DATASET EXTRACT |

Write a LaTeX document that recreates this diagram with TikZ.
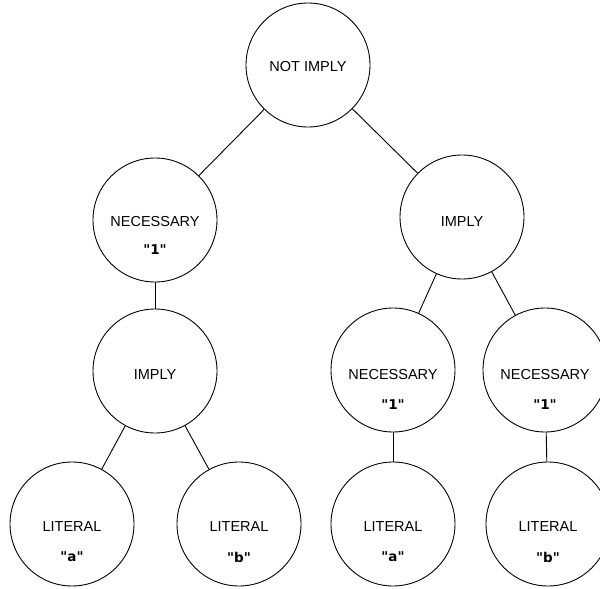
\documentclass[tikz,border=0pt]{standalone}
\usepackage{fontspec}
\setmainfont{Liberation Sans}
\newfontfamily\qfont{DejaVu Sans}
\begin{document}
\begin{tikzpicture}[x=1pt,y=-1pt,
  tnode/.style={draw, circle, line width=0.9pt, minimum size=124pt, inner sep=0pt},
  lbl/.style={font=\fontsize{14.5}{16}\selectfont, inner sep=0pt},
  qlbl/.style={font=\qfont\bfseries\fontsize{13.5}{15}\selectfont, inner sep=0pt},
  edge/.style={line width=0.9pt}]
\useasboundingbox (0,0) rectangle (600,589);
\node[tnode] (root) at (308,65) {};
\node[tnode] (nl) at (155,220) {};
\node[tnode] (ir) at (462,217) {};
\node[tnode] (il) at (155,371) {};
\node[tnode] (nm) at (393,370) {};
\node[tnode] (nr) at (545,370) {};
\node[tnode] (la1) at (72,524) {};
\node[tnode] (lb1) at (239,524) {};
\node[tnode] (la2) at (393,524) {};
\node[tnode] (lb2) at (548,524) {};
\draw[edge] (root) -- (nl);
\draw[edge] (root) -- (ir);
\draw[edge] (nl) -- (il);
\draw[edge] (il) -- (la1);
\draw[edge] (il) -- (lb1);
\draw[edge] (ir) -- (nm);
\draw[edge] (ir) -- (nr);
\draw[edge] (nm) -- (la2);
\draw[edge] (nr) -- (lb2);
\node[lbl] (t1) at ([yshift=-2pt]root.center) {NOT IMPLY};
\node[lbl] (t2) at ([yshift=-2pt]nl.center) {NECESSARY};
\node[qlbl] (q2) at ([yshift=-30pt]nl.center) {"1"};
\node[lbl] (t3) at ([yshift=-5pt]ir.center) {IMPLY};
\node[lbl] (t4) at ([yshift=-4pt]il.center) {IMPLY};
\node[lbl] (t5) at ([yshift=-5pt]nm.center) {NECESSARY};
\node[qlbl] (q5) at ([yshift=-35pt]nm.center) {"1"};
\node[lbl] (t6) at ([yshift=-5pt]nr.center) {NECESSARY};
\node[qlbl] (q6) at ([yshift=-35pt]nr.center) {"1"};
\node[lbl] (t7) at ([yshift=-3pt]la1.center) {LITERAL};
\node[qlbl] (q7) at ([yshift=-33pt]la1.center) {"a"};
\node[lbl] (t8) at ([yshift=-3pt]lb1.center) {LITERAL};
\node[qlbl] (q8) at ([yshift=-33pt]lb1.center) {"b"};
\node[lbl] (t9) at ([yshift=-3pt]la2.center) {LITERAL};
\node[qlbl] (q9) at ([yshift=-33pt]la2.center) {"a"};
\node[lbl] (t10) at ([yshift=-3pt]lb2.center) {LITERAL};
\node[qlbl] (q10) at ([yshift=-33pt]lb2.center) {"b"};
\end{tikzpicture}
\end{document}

INSTRUCTIONS FOR THE TASK | Copy the data word for word. Pictures do not go in the copy.

FULL SOLUTION |
Write a LaTeX document that recreates this diagram with TikZ.
\documentclass[tikz,border=0pt]{standalone}
\usepackage{fontspec}
\setmainfont{Liberation Sans}
\newfontfamily\qfont{DejaVu Sans}
\begin{document}
\begin{tikzpicture}[x=1pt,y=-1pt,
  tnode/.style={draw, circle, line width=0.9pt, minimum size=124pt, inner sep=0pt},
  lbl/.style={font=\fontsize{14.5}{16}\selectfont, inner sep=0pt},
  qlbl/.style={font=\qfont\bfseries\fontsize{13.5}{15}\selectfont, inner sep=0pt},
  edge/.style={line width=0.9pt}]
\useasboundingbox (0,0) rectangle (600,589);
\node[tnode] (root) at (308,65) {};
\node[tnode] (nl) at (155,220) {};
\node[tnode] (ir) at (462,217) {};
\node[tnode] (il) at (155,371) {};
\node[tnode] (nm) at (393,370) {};
\node[tnode] (nr) at (545,370) {};
\node[tnode] (la1) at (72,524) {};
\node[tnode] (lb1) at (239,524) {};
\node[tnode] (la2) at (393,524) {};
\node[tnode] (lb2) at (548,524) {};
\draw[edge] (root) -- (nl);
\draw[edge] (root) -- (ir);
\draw[edge] (nl) -- (il);
\draw[edge] (il) -- (la1);
\draw[edge] (il) -- (lb1);
\draw[edge] (ir) -- (nm);
\draw[edge] (ir) -- (nr);
\draw[edge] (nm) -- (la2);
\draw[edge] (nr) -- (lb2);
\node[lbl] (t1) at ([yshift=-2pt]root.center) {NOT IMPLY};
\node[lbl] (t2) at ([yshift=-2pt]nl.center) {NECESSARY};
\node[qlbl] (q2) at ([yshift=-30pt]nl.center) {"1"};
\node[lbl] (t3) at ([yshift=-5pt]ir.center) {IMPLY};
\node[lbl] (t4) at ([yshift=-4pt]il.center) {IMPLY};
\node[lbl] (t5) at ([yshift=-5pt]nm.center) {NECESSARY};
\node[qlbl] (q5) at ([yshift=-35pt]nm.center) {"1"};
\node[lbl] (t6) at ([yshift=-5pt]nr.center) {NECESSARY};
\node[qlbl] (q6) at ([yshift=-35pt]nr.center) {"1"};
\node[lbl] (t7) at ([yshift=-3pt]la1.center) {LITERAL};
\node[qlbl] (q7) at ([yshift=-33pt]la1.center) {"a"};
\node[lbl] (t8) at ([yshift=-3pt]lb1.center) {LITERAL};
\node[qlbl] (q8) at ([yshift=-33pt]lb1.center) {"b"};
\node[lbl] (t9) at ([yshift=-3pt]la2.center) {LITERAL};
\node[qlbl] (q9) at ([yshift=-33pt]la2.center) {"a"};
\node[lbl] (t10) at ([yshift=-3pt]lb2.center) {LITERAL};
\node[qlbl] (q10) at ([yshift=-33pt]lb2.center) {"b"};
\end{tikzpicture}
\end{document}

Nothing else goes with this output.